Otra compañera se siente fatal porque ayer bajó al portal a buscar un paquete y lo hizo con guantes, mascarilla y una escafandra casera confeccionada con el envoltorio transparente de un paquete de folios. Me dice que el pobre repartidor de Amazon no llevaba protección alguna. La miró como si fuera la loca de los gatos, le dejó la mercancía a más de diez metros y, por lo visto, pasó más miedo él que ella.
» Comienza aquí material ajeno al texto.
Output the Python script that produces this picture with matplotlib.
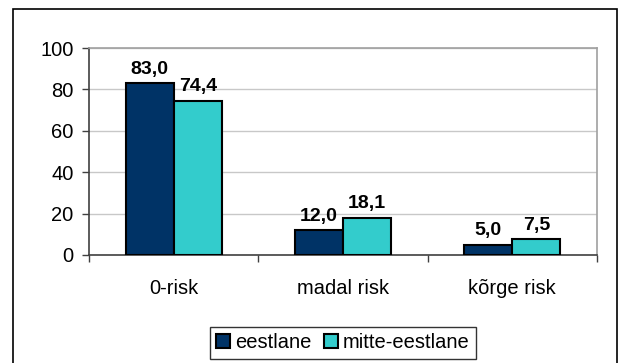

Decía siempre mi abuela aquello de que "el miedo es libre y cada cuál coge el que quiere". Y pienso que tenía razón, sobre todo, cuando me dan los siete males al sufrir un microcorte de internet. Sudores fríos me entran al pensar que me quedo sin wifi o sin la oferta de 186 millones de películas –aún no he visto una entera– de mi operador de cable.

Hay otra cosa que por nada del mundo quiero que me falle estos días. ¿El ánimo? ¿La esperanza? ¿El espíritu de victoria? No: el microondas. Para mí, que hasta ayer pensaba que Ferrán Adrià era el lateral izquierdo del Barça, su baja sería el acabóse. Lo tengo puesto en una suerte de altar, con espumillón y unas cuantas deidades paganas. Está junto a una docena de libros de recetas y manuales de ‘cocina para dummies’ que no abriré jamás. Cuando paso a su lado lo acaricio, le doy mimos, regalo bonitas palabras a su metálico oído.

"Ruletitas preciosas –le susurro–. ¿Cómo está tu magnetrón? ¡Ay, chatín, qué bien me haces el ‘defrost’". Parezco el Arturo Fernández de los electrodomésticos. Espero que haya olvidado la vez que casi le prendí fuego con una bolsa de palomitas. La verdad es que, sin él, la inanición y yo seríamos la misma cosa.